Pulau yang sedang disengketakan adalah Pulau Panjang, Pulau Lipan, Pulau Mangkir Kecil, dan Pulau Mangkir Besar. Keputusan Mendagri yang menetapkan status kepemilikannya diambil melalui Keputusan Nomor 300.2.2-2138 Tahun 2025, bertujuan untuk memperjelas administrasi atas keempat pulau tersebut.

Pulau Panjang yang seluas 47,8 hektare terletak 2,4 kilometer dari Tapanuli Tengah, meski tak dihuni memiliki musholla dan dermaga yang dibangun Pemkab Singkil. Pemerintah Aceh menganggap infrastruktur ini sebagai bukti bahwa pulau tersebut bagian dari wilayah mereka.

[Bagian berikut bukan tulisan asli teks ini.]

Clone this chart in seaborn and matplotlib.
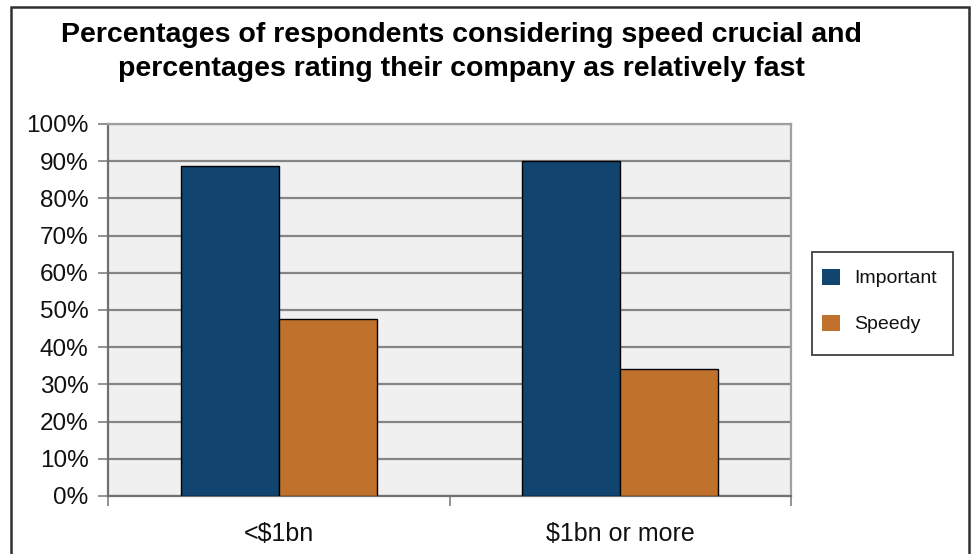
import matplotlib
matplotlib.use("Agg")
import matplotlib.pyplot as plt
import seaborn as sns
import pandas as pd
from matplotlib.patches import Rectangle

categories = ["<$1bn", "$1bn or more"]
important = [88.7, 90.0]
speedy = [47.7, 34.2]
series_names = ["Important", "Speedy"]
y_ticks = [0, 10, 20, 30, 40, 50, 60, 70, 80, 90, 100]

df = pd.DataFrame({
    "category": categories * 2,
    "value": important + speedy,
    "series": [series_names[0]] * 2 + [series_names[1]] * 2,
})

sns.set_theme(style="white")
plt.rcParams["font.family"] = ["Liberation Sans", "DejaVu Sans"]

fig = plt.figure(figsize=(9.71, 5.54), dpi=100)
ax = fig.add_axes([108 / 971, 58 / 554, 683 / 971, 372 / 554])
ax.set_facecolor("#f0f0f0")

palette = {"Important": "#114570", "Speedy": "#c0712c"}
sns.barplot(data=df, x="category", y="value", hue="series", palette=palette,
            width=0.574, gap=0, edgecolor="black", linewidth=1.0,
            saturation=1, ax=ax, zorder=3)

ax.set_ylim(0, 100)
ax.set_xlim(-0.5, 1.5)
ax.set_yticks(y_ticks)
ax.set_yticklabels([f"{t}%" for t in y_ticks], fontsize=17.5, color="#111111")
ax.yaxis.grid(True, color="#858585", linewidth=1.6, zorder=0)
ax.set_axisbelow(True)
ax.set_xlabel("")
ax.set_ylabel("")
ax.tick_params(axis="y", length=7, width=1.2, color="#808080", pad=7, left=True)
ax.tick_params(axis="x", which="major", length=0, pad=19, labelsize=18,
               labelcolor="#111111")
ax.set_xticks([-0.5, 0.5, 1.5], minor=True)
ax.tick_params(axis="x", which="minor", length=7, width=1.2, color="#808080",
               bottom=True)

for side in ["top", "right"]:
    ax.spines[side].set_color("#a0a0a0")
    ax.spines[side].set_linewidth(1.6)
for side in ["left", "bottom"]:
    ax.spines[side].set_color("#707070")
    ax.spines[side].set_linewidth(1.6)

# legend entries (frame drawn separately)
leg = ax.legend(loc="center left", bbox_to_anchor=(822 / 971, 1 - 301 / 554),
                bbox_transform=fig.transFigure, frameon=False, fontsize=14,
                handlelength=0.9, handleheight=0.9, labelspacing=1.4,
                borderpad=0, handletextpad=0.75, borderaxespad=0)
for t in leg.get_texts():
    t.set_color("#111111")
for h in leg.legend_handles:
    h.set_edgecolor("none")
frame = Rectangle((812 / 971, 1 - 355 / 554), (953 - 812) / 971, 103 / 554,
                  transform=fig.transFigure, fill=False,
                  edgecolor="#404040", linewidth=1.3, zorder=5)
fig.patches.append(frame)

fig.text(461 / 971, 1 - 52 / 554,
         "Percentages of respondents considering speed crucial and\n"
         "percentages rating their company as relatively fast",
         ha="center", va="center", fontsize=20.5, fontweight="bold",
         linespacing=1.45, color="black")

border = Rectangle((11 / 971, -0.05), (969 - 11) / 971, 1 - 7 / 554 + 0.05,
                   transform=fig.transFigure, fill=False, edgecolor="#303030",
                   linewidth=1.8, clip_on=False)
fig.patches.append(border)

fig.savefig("out.png", dpi=100)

Sementara itu, Pulau Lipan yang luasnya hanya 0,38 hektare kini hampir tenggelam, dan data dari 2009 menunjukkan pulau ini dikenal sebelumnya sebagai Pulau Malelo. Pulau Mangkir Kecil dan Pulau Mangkir Besar juga diduga tidak memiliki penduduk dan dilengkapi dengan tugu batas yang menambah argumen kepemilikan Aceh.

Buktikan Klaim dengan Tugu dan Prasasti

Pemerintah Aceh mengklaim bahwa adanya tugu dan prasasti di Pulau Mangkir Kecil yang dibangun pada 2008 menjadi bukti hak mereka atas pulau ini. Kepala Badan Pengelola Migas Aceh, Nasri Djalal, juga menegaskan bahwa keempat pulau sekalipun berdekatan dengan Wilayah Kerja Offshore West Aceh, namun tidak masuk dalam cakupan kerja migas.

Di Pulau Mangkir Besar pula, meskipun tidak ada infrastruktur, tugu batas wilayah menjadi dasar argumen bagi Pemerintah Aceh atas klaim kepemilikannya. Keberadaan perangkat administratif di pulau-pulau ini menjadi alat yang digunakan untuk menguatkan klaim mereka, meskipun pulau-pulau tersebut tidak berpenghuni.

BACA JUGA:  Menyingkap Emosi di Balik Layar Media Sosial

Klaim Historis dan Yuridis dari Pemerintah Aceh

Pemerintah Aceh terus berusaha menguatkan klaim mereka, dengan menyatakan bahwa keputusan Kemendagri bertentangan dengan sejarah dan bukti yuridis di lapangan. Mereka menyebutkan bahwa pulau-pulau tersebut secara historis terkait dengan Aceh, menjadikan surat keputusan dari tahun 1965 sebagai landasan klaim mereka.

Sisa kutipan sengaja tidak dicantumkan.